I bought this auger a year ago for Christmas and it has not run well since the begining. A side from slow response from the people at Jiffy I have several problems with it and would appricate any suggestions to solve the problems.
1. When we do get it running we are able to drill 3 to 5 holes; then it begins to bog down and will stall if you do not pull it out. _Any suggestions?_
2. The motor; 1) it is very difficult to pull the cord to start it; 2) when you do pull the cord it is very difficult to start; 3) when it should start it is very difficult to keep running to drill a hole. _Why causes it run like this? What is the secret to starting and keeping the motor going?_
3. The exhaust deflector on the top of the muffler has been broken off again; causing the exhaust to come up in the operators face. I don't understand why someone would design an exhaust outlet coming out the top vs. out the side. _ Is there a new muffler I can put on this to keep from breaking off the exhaust deflector? _ 
I have replaced the spark plug and put fresh winter blend gas, with Jiffy oil, in it. Any help would be a great help, at this point it is about worthless. :sniper: 
Thanks.


----------



## Backwater Eddy (Jun 16, 2003)

Replace the plug with a cross referenced *NGK *spark plug, much better plug. Run 40/1 oil/fuel mix with high obtain fuel.

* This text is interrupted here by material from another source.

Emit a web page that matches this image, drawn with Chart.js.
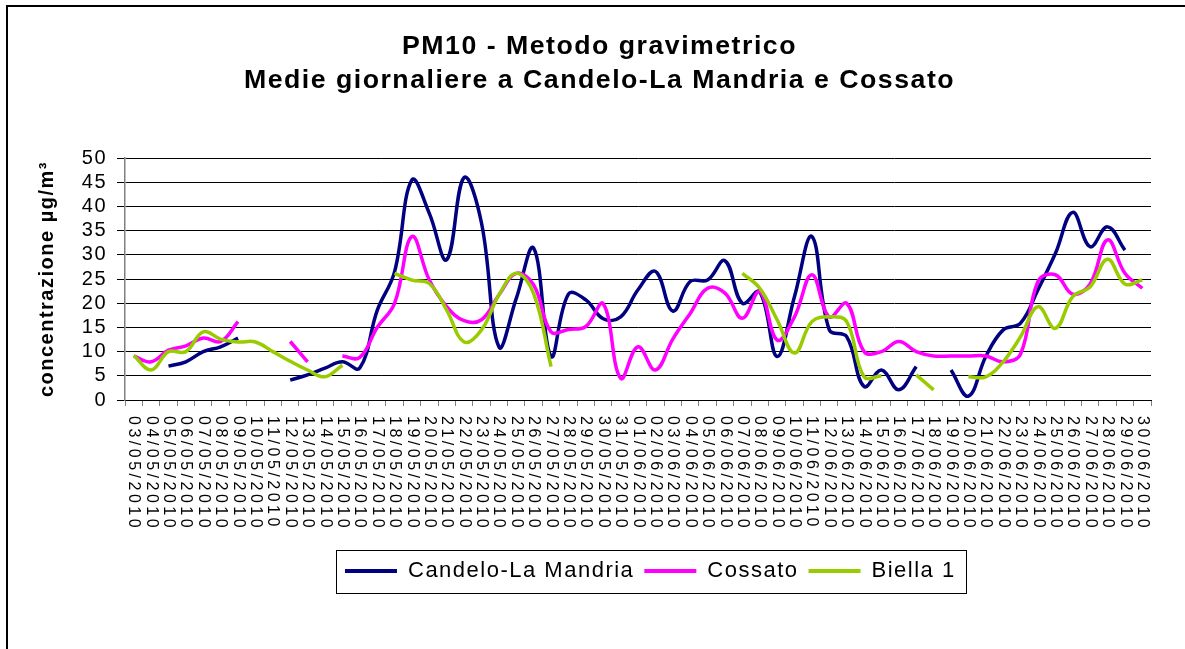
<!DOCTYPE html>
<html>
<head>
<meta charset="utf-8">
<script src="https://cdn.jsdelivr.net/npm/chart.js@4.4.0/dist/chart.umd.min.js"></script>
<style>
  html, body { margin: 0; padding: 0; background: #fff; }
</style>
</head>
<body>
<canvas id="pmChart" width="1185" height="649"></canvas>
<script>
// giorni 03/05/2010 - 30/06/2010
const giorni = [
  '03/05/2010','04/05/2010','05/05/2010','06/05/2010','07/05/2010','08/05/2010','09/05/2010',
  '10/05/2010','11/05/2010','12/05/2010','13/05/2010','14/05/2010','15/05/2010','16/05/2010',
  '17/05/2010','18/05/2010','19/05/2010','20/05/2010','21/05/2010','22/05/2010','23/05/2010',
  '24/05/2010','25/05/2010','26/05/2010','27/05/2010','28/05/2010','29/05/2010','30/05/2010',
  '31/05/2010','01/06/2010','02/06/2010','03/06/2010','04/06/2010','05/06/2010','06/06/2010',
  '07/06/2010','08/06/2010','09/06/2010','10/06/2010','11/06/2010','12/06/2010','13/06/2010',
  '14/06/2010','15/06/2010','16/06/2010','17/06/2010','18/06/2010','19/06/2010','20/06/2010',
  '21/06/2010','22/06/2010','23/06/2010','24/06/2010','25/06/2010','26/06/2010','27/06/2010',
  '28/06/2010','29/06/2010','30/06/2010'
];

// µg/m³, null = dato mancante
const candelo = [
  null, null, 7, 7.9, 10, 11, 12.8, null, null, 4.1, 5.2, 6.6, 7.9, 6.6,
  18.5, 26.5, 45.5, 38.6, 29, 46, 36.6, 11, 21, 31.4, 9, 21.9, 20.7, 16.8,
  17.2, 22.8, 26.6, 18.4, 24.5, 24.8, 28.8, 20, 22.4, 9, 21.4, 33.8, 14.5, 13.1,
  2.8, 6.2, 2.1, 6.9, null, 6.2, 0.8, 9, 14.5, 15.9, 22.8, 30.3, 38.8, 31.7,
  35.8, 31, null
];
const cossato = [
  9.1, 7.9, 10.3, 11.2, 12.8, 12.1, 16.2, null, null, 12.1, 7.9, null, 9.1, 8.8,
  15, 20, 33.8, 24.8, 19.3, 16.4, 16.6, 21.7, 26.2, 23.8, 14.1, 14.6, 15.2, 19.9,
  4.5, 11, 6.2, 12.6, 17.9, 23.1, 22.1, 16.9, 22.4, 12.4, 17.2, 25.9, 17.2, 20,
  10, 10, 12.1, 10, 9.1, 9.1, 9.1, 9.1, 7.9, 9.5, 24.5, 25.9, 21.9, 24,
  33.1, 26.2, 23.1
];
const biella = [
  9.2, 6.2, 10, 10, 14.1, 12.6, 12, 12, 10, 8, 6.2, 4.8, 7.2, null,
  null, 26.2, 24.8, 24.1, 18.6, 12, 14.5, 21.7, 26.2, 22, 6.9, null, null, null,
  null, null, null, null, null, null, null, 26.2, 23.1, 16.6, 9.7, 16.2, 17.2, 16.2,
  4.8, 5, null, 5.2, 2.1, null, 4.8, 4.8, 7.9, 13.1, 19.3, 14.8, 21.4, 23.4,
  29.1, 24, 24.8
];
const yTicks = [0, 5, 10, 15, 20, 25, 30, 35, 40, 45, 50];

const FONT = '"Liberation Sans", Arial, sans-serif';

let ctxEl = document.getElementById('pmChart');

// spaziatura larga dei caratteri come nell'originale (Excel)
function spacing(c) { c.ctx.letterSpacing = '1.5px'; }

let pmChart = new Chart(ctxEl, {
    type: 'line',
    data: {
        labels: giorni,
        datasets: [
            {
                label: 'Candelo-La Mandria',
                data: candelo,
                borderColor: '#000080',
                backgroundColor: '#000080',
                borderWidth: 3.5,
                order: 3
            },
            {
                label: 'Cossato',
                data: cossato,
                borderColor: '#ff00ff',
                backgroundColor: '#ff00ff',
                borderWidth: 3.5,
                order: 2
            },
            {
                label: 'Biella 1',
                data: biella,
                borderColor: '#99cc00',
                backgroundColor: '#99cc00',
                borderWidth: 3.5,
                order: 1
            }
        ]
    },
    options: {
        responsive: false,
        animation: false,
        spanGaps: false,
        elements: {
            point: { radius: 0, hoverRadius: 0 },
            line: { tension: 0.4 }
        },
        layout: {
            padding: { left: 0, right: 34, top: 0, bottom: 57 }
        },
        scales: {
            x: {
                offset: true,
                grid: {
                    offset: true,
                    drawOnChartArea: false,
                    drawTicks: true,
                    tickLength: 6,
                    color: '#808080'
                },
                border: { color: '#000', width: 1 },
                ticks: { display: false },
                afterFit: function(s) { s.height = 150; }
            },
            y: {
                min: 0,
                max: 50,
                afterBuildTicks: function(s) { s.ticks = yTicks.map(v => ({ value: v })); },
                grid: {
                    color: '#000',
                    lineWidth: 1,
                    tickLength: 8
                },
                border: { color: '#808080', width: 1.5 },
                ticks: {
                    color: '#000',
                    padding: 10,
                    autoSkip: false,
                    font: { family: FONT, size: 20 }
                },
                title: {
                    display: true,
                    text: 'concentrazione µg/m³',
                    color: '#000',
                    padding: { top: 35, bottom: 0 },
                    font: { family: FONT, size: 20, weight: 'bold' }
                },
                afterFit: function(s) { s.width = 125; }
            }
        },
        plugins: {
            title: {
                display: true,
                text: ['PM10 - Metodo gravimetrico', 'Medie giornaliere a Candelo-La Mandria e Cossato'],
                color: '#000',
                padding: { top: 30.5, bottom: 61.5 },
                font: { family: FONT, size: 26.7, weight: 'bold', lineHeight: 1.24 }
            },
            legend: {
                display: true,
                position: 'bottom',
                labels: {
                    color: '#000',
                    boxWidth: 52,
                    boxHeight: 4,
                    padding: 10,
                    font: { family: FONT, size: 22 },
                    sort: (a, b) => a.datasetIndex - b.datasetIndex,
                    generateLabels: function(c) {
                        let items = Chart.defaults.plugins.legend.labels.generateLabels(c);
                        items.forEach(it => { it.lineWidth = 0; });
                        return items;
                    }
                }
            },
            tooltip: { enabled: false }
        }
    },
    plugins: [
        {
            id: 'spacing',
            beforeUpdate: spacing,
            beforeLayout: spacing,
            beforeDraw: spacing
        },
        {
            // titolo e legenda non sono centrati sul grafico nell'originale
            id: 'shift',
            afterUpdate: function(c) {
                let tb = c.titleBlock;
                tb.left += 24;
                tb.right += 24;
                let lg = c.legend;
                let boxes = lg.legendHitBoxes;
                if (boxes && boxes.length) {
                    let dx = 345 - boxes[0].left;
                    lg.left += dx;
                    lg.right += dx;
                    boxes.forEach(b => { b.left += dx; });
                }
            }
        },
        {
            // etichette date verticali (lette dall'alto in basso) + cornici
            id: 'decor',
            afterDraw: function(c) {
                let ctx = c.ctx;
                let xs = c.scales.x;
                ctx.save();
                ctx.fillStyle = '#000';
                ctx.font = '16px ' + FONT;
                ctx.textAlign = 'left';
                ctx.textBaseline = 'middle';
                ctx.letterSpacing = '3.5px';
                giorni.forEach(function(lab, i) {
                    let x = xs.getPixelForValue(i);
                    ctx.save();
                    ctx.translate(x, xs.top + 16);
                    ctx.rotate(Math.PI / 2);
                    ctx.fillText(lab, 0, 0);
                    ctx.restore();
                });
                ctx.restore();

                // riquadro legenda
                let boxes = c.legend.legendHitBoxes;
                if (boxes && boxes.length) {
                    let first = boxes[0], last = boxes[boxes.length - 1];
                    let l = first.left - 9, r = last.left + last.width + 10;
                    let t = first.top - 10, b = first.top + first.height + 11;
                    ctx.save();
                    ctx.strokeStyle = '#000';
                    ctx.lineWidth = 1;
                    ctx.strokeRect(Math.round(l) + 0.5, Math.round(t) + 0.5, Math.round(r - l), Math.round(b - t));
                    ctx.restore();
                }

                // cornice esterna
                ctx.save();
                ctx.strokeStyle = '#000';
                ctx.lineWidth = 2;
                ctx.strokeRect(7, 6, 1400, 1000);
                ctx.restore();
            }
        }
    ]
});
</script>
</body>
</html>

Run 1.5 oz of *Sta-bil Marine Blue* Formula to 1 gallon on mix. Jack it up to 2 oz of Marine Blue to 1 gallon if you wish to give it a good clean if you suspect the carb may be buggered up with too much oil.

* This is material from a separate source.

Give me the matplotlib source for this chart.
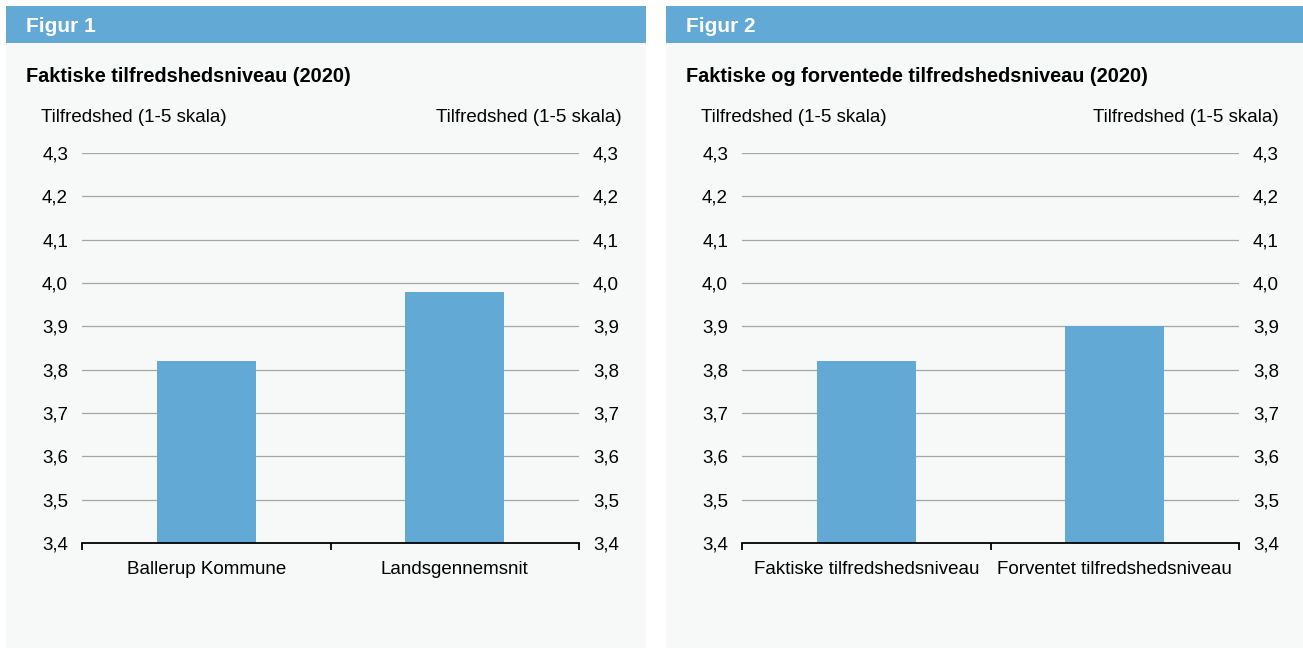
import matplotlib
matplotlib.use("Agg")
import matplotlib.pyplot as plt
from matplotlib.patches import Rectangle

plt.rcParams['font.family'] = ['Liberation Sans', 'DejaVu Sans']

# data
fig1_categories = ["Ballerup Kommune", "Landsgennemsnit"]
fig1_values = [3.82, 3.98]
fig2_categories = ["Faktiske tilfredshedsniveau", "Forventet tilfredshedsniveau"]
fig2_values = [3.82, 3.90]
y_ticks = [3.4, 3.5, 3.6, 3.7, 3.8, 3.9, 4.0, 4.1, 4.2, 4.3]
y_ticklabels = ["3,4", "3,5", "3,6", "3,7", "3,8", "3,9", "4,0", "4,1", "4,2", "4,3"]

W, H = 1303, 648
blue = "#63a9d5"
panel_bg = "#f7f8f8"
grid_col = "#a6a6a6"
fs = 13.5

fig = plt.figure(figsize=(W / 100, H / 100), dpi=100)
fig.patch.set_facecolor("white")


def px(x, y, w, h):
    # pixel box (top-left origin) -> figure fraction
    return [x / W, 1 - (y + h) / H, w / W, h / H]


def panel(x0, x1, fig_label, title, cats, vals):
    # background and header
    b = px(x0, 6, x1 - x0, H - 6)
    fig.patches.append(Rectangle((b[0], b[1]), b[2], b[3], transform=fig.transFigure,
                                 facecolor=panel_bg, edgecolor="none", zorder=-2))
    h = px(x0, 6, x1 - x0, 37)
    fig.patches.append(Rectangle((h[0], h[1]), h[2], h[3], transform=fig.transFigure,
                                 facecolor=blue, edgecolor="none", zorder=-1))
    fig.text((x0 + 20) / W, 1 - 27 / H, fig_label, color="white", fontsize=15,
             fontweight="bold", va="center", ha="left")
    fig.text((x0 + 20) / W, 1 - 76 / H, title, color="black", fontsize=14.3,
             fontweight="bold", va="center", ha="left")
    fig.text((x0 + 35) / W, 1 - 118 / H, "Tilfredshed (1-5 skala)", fontsize=fs,
             va="center", ha="left")
    fig.text((x1 - 24) / W, 1 - 118 / H, "Tilfredshed (1-5 skala)", fontsize=fs,
             va="center", ha="right")

    ax = fig.add_axes(px(x0 + 76, 153, 497, 390))
    ax.set_facecolor("none")
    xs = range(len(cats))
    ax.bar(xs, vals, width=0.4, color=blue, zorder=2)
    ax.set_xlim(-0.5, len(cats) - 0.5)
    ax.set_ylim(3.4, 4.3)
    ax.set_yticks(y_ticks)
    ax.set_yticklabels(y_ticklabels, fontsize=fs)
    for t in y_ticks[1:]:
        ax.axhline(t, color=grid_col, lw=0.9, zorder=1)
    ax.tick_params(axis="y", length=0, pad=10, labelleft=True, labelright=True)
    for s in ["top", "left", "right"]:
        ax.spines[s].set_visible(False)
    ax.spines["bottom"].set_color("black")
    ax.spines["bottom"].set_linewidth(1.3)
    ax.spines["bottom"].set_zorder(3)
    ax.set_xticks([-0.5 + i for i in range(len(cats) + 1)])
    ax.set_xticklabels([])
    ax.set_xticks(list(xs), minor=True)
    ax.set_xticklabels(cats, minor=True, fontsize=fs)
    ax.tick_params(axis="x", which="major", length=5, width=1.3, color="black", direction="out")
    ax.tick_params(axis="x", which="minor", length=0, pad=13)


panel(6, 646, "Figur 1", "Faktiske tilfredshedsniveau (2020)", fig1_categories, fig1_values)
panel(666, 1303, "Figur 2", "Faktiske og forventede tilfredshedsniveau (2020)", fig2_categories, fig2_values)

fig.savefig("out.png", dpi=100, facecolor=fig.get_facecolor())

New fuel, new plug, new Sta-bil Blue in the mix...now lets break it in so it runs properly.

Fill half as tank of the new mix, set a 5 gallon pail out in the yard 1/2 full of water (The water is to add weight and stability to the pail)...remove the power head from the lower cutting shaft and set the auger on the pail.

Now start the motor, allow it to warm up 45 seconds....tape or zip tie the throttle wide open and allow the auger to run the 1/2 tank out. Walk away and let it go, just be sure it is stable and will not tip over.

What you will achieve is a quick proper break in of the auger, and it will run much better for it. This is what the tech's will tell you to do, and it helps. Some recommend a whole tank but I find a 1/2 tank is sufficient to do the job.


----------



## MOB (Mar 10, 2005)

Backwater Eddy said:


> Now start the motor, allow it to warm up 45 seconds....tape or zip tie the throttle wide open and allow the auger to run the 1/2 tank out. Walk away and let it go, just be sure it is stable and will not tip over.
> 
> What you will achieve is a quick proper break in of the auger, and it will run much better for it. This is what the tech's will tell you to do, and it helps. Some recommend a whole tank but I find a 1/2 tank is sufficient to do the job.


 I wouldn't recommend this. If you're running too rich it'll just foul the plug, if it's running too lean and you run it wide open for an extended time it'll overheat and damage your engine. I've never heard of breaking in an engine by running it wide open for an extended time period, especially one that isn't running correctly. 
It sounds like your carburator jets, both high and low, need to be adjusted. Take it to a small engine mechanic and have him tune it and show you how to adjust the jets. You may have to tweek the high speed jet while it's under load (drilling a hole) so learn how to adjust it.


----------



## Backwater Eddy (Jun 16, 2003)

Call Jiffy, they will recommend the break in procedure as I described above...but they will say do a whole tank, not half. As that is where I got it from the chief tech engineer for Jiffy/Feldmann Engineering. I have done this to every ice auger I have owned for 20 years or more, all have preformed better for it.

That said, if it is running so badly now that it will not run properly once warmed up, choke off and at full throttle, then I agree, something else is wrong and should be addressed first. Give them a call.

(800) 344-0712.
[email protected]

You said this is a new unit, so If you have not tinkered with the jets already, or put in bogus fuel, the jets should not be the issue here..yet they may be plugged if some contaminant made it's way in.

*What specific model Jiffy did you buy? 2 HP Pro, 3 HP?

* Is this a model with a decompression valve? If so are you fully familiar with it's function and proper operation? Hard pulling would be an issue you would have if it is not used properly or if it is malfunctioning. *


----------